Primeira parte do artigo de Clara Ferreira Alves, na «Revista» do Expresso de ontem:
«Vi o Barroso na televisão. Nunca me lembro de o ver porque passamos o tempo a ver o Barroso na televisão, “Mr. Baroso” em inglês, “Mr. Baroso” this, “Mr. Baroso” that, um estrangeiro. Se quisermos ser cultivados, um estrangeirado. “Mr. Baroso”, para os portugueses, está de passagem. Costumo ver a CNN e já o apanhei por lá. Lá estava o Barroso a ser entrevistado por Richard Quest, em Nova Iorque. “Quest Means Business”. O Quest tem um programa sobre os grandes homens e as grandes decisões deste mundo, área economia e finanças. Não existe, neste mundo, outra prioridade. Falando num inglês jovial, aperfeiçoado pelos anos e a prática, “Mr. Baroso” parecia o filho mais velho e bem-sucedido de uma alegre e feliz família oriunda do que “Mr. Baroso” chamou uma vez “o oásis”. O oásis era tão verde, tão fresco no meio do deserto, que logo a seguir ele mudou-se para a aridez da Europa. Recebeu a medalha presidencial por ter desertado.
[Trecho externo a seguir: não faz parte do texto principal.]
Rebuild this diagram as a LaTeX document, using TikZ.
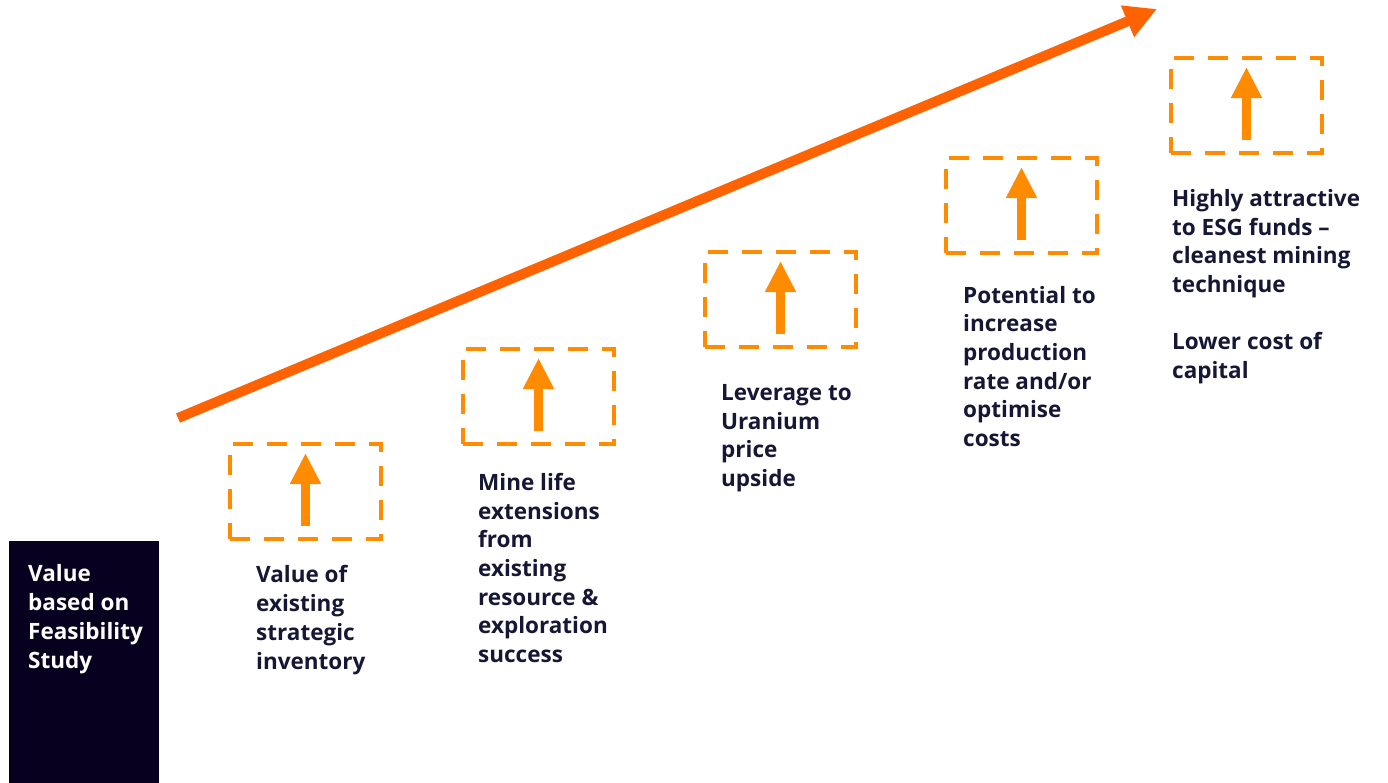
\documentclass[tikz,border=0pt]{standalone}
\usepackage{fontspec}
\setmainfont{Open Sans}
\usetikzlibrary{arrows.meta}
\definecolor{navy}{HTML}{07001F}
\definecolor{txt}{HTML}{161635}
\definecolor{dorange}{HTML}{FF8C00}
\definecolor{bigorange}{HTML}{FF6200}
\tikzset{
  dbox/.style={draw=dorange, line width=4.5pt, dash pattern=on 20pt off 14pt, outer sep=0pt},
  uparrow/.style={draw=dorange, line width=9pt, -{Triangle[length=31pt,width=29pt]}},
  lbl/.style={anchor=base west, inner sep=0pt, align=left, text=txt,
    font=\fontsize{22.5}{28.7}\selectfont\bfseries},
  bigarrow/.style={draw=bigorange, line width=10pt, -{Triangle[length=32pt,width=32pt]}},
}
\begin{document}
\begin{tikzpicture}[x=1pt,y=-1pt]
\useasboundingbox (0,0) rectangle (1388,782);
% dark base box
\node[fill=navy, minimum width=150pt, minimum height=242pt, inner sep=0pt, outer sep=0pt, anchor=north west] (base) at (9,541) {};
% (base west anchor = baseline of the last line)
\node[lbl, text=white] (basetxt) at (28,668) {Value\\based on\\Feasibility\\Study};
% big arrow
\coordinate (bs) at (178,418);
\coordinate (be) at (1157,9);
\draw[bigarrow] (bs) -- (be);
% dashed boxes with arrows
\foreach \n/\x/\y in {1/230/444, 2/463/349, 3/705/252, 4/946/158, 5/1171/58}{
  \node[dbox, minimum width=151pt, minimum height=95pt, inner sep=0pt, anchor=north west] (box\n) at (\x,\y) {};
  \coordinate (ab\n) at ([yshift=13pt]box\n.south);
  \coordinate (at\n) at ([yshift=-9pt]box\n.north);
  \draw[uparrow] (ab\n) -- (at\n);
}
% labels
\node[lbl] (l1) at (256,669) {Value of\\existing\\strategic\\inventory};
\node[lbl] (l2) at (478,662.5) {Mine life\\extensions\\from\\existing\\resource \&\\exploration\\success};
\node[lbl] (l3) at (721,486.5) {Leverage to\\Uranium\\price\\upside};
\node[lbl] (l4) at (963,446.5) {Potential to\\increase\\production\\rate and/or\\optimise\\costs};
\node[lbl] (l5) at (1172,378.5) {Highly attractive\\to ESG funds –\\cleanest mining\\technique\\ \strut\\Lower cost of\\capital};
\end{tikzpicture}
\end{document}
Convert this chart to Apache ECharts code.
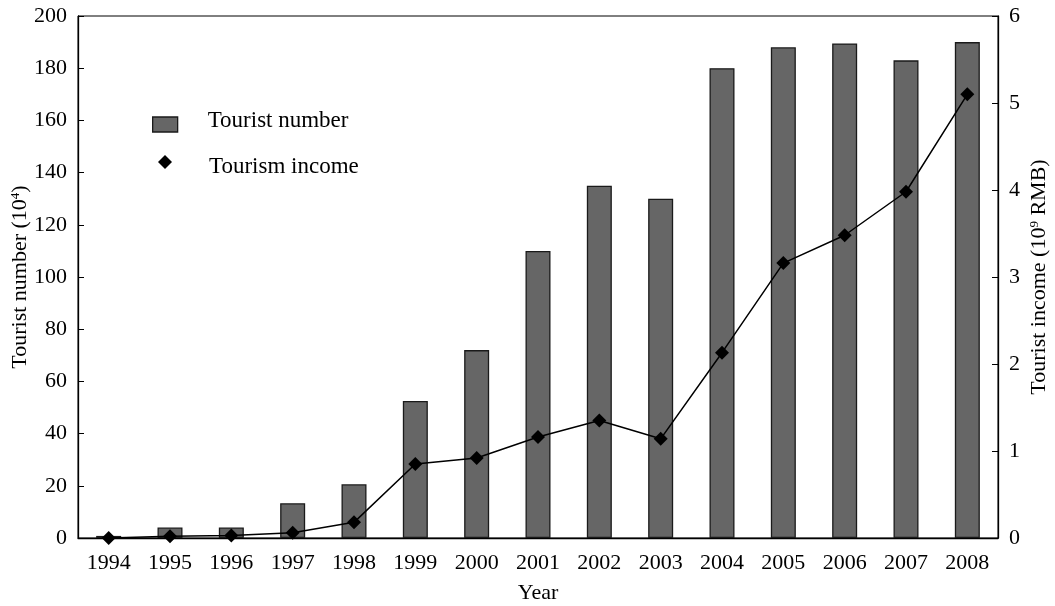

Ouvi-o, inchado de orgulho, reluzindo, todo cheio de som e fúria como uma sinfonia de Beethoven na apoteose e não como uma personagem de tragédia shakespeariana, (...) life is a tale told by an idiot, full of sound and fury, signifying nothing, a vida é uma lenda contada por um idiota cheia de som e fúria e significando nada (Macbeth). Reparei que ele parece não ter reparado em nada do que nos aconteceu enquanto cavalgava o deserto europeu. Reparei que quando um homem passa de anónimo a mediano e depois a importante, e de importante a muito, muitíssimo importante, VIP, tratamento especial e tudo isso, esquece com facilidade. A amnésia do poder, para a qual os cortesãos contribuem diariamente com a dose de manteiga. Na boca dele foram dez anos maravilhosos e difíceis ao leme da nave Europa em que nem tudo correu sempre bem mas a maioria das coisas correu bem. E, triunfo dos triunfos, impediu-se que a Europa, a União Europeia, a zona euro, se partisse aos bocados. Ficou inteira, os países ficaram inteiros e democráticos, incrivelmente democráticos, e toda a gente está feliz. “Mr. Baroso” nunca usou a palavra Portugal, intuindo, com um resquício de consciência, que nem toda a gente é feliz no oásis. A austeridade não foi uma experiência falhada. Como todas as experiências de laboratório, implicou a morte e mutilação de cobaias, mas como fazer avançar a ciência e o método científico sem o sacrifício dos ratinhos? A humanidade é que ganha, e a humanidade são muitos enquanto os ratinhos são poucos. Cobaias involuntárias. Isto da Europa e de a conduzir é assunto muito difícil, se as pessoas soubessem, são muitos países, muitos problemas, etc., um homem empenha-se e sofre.»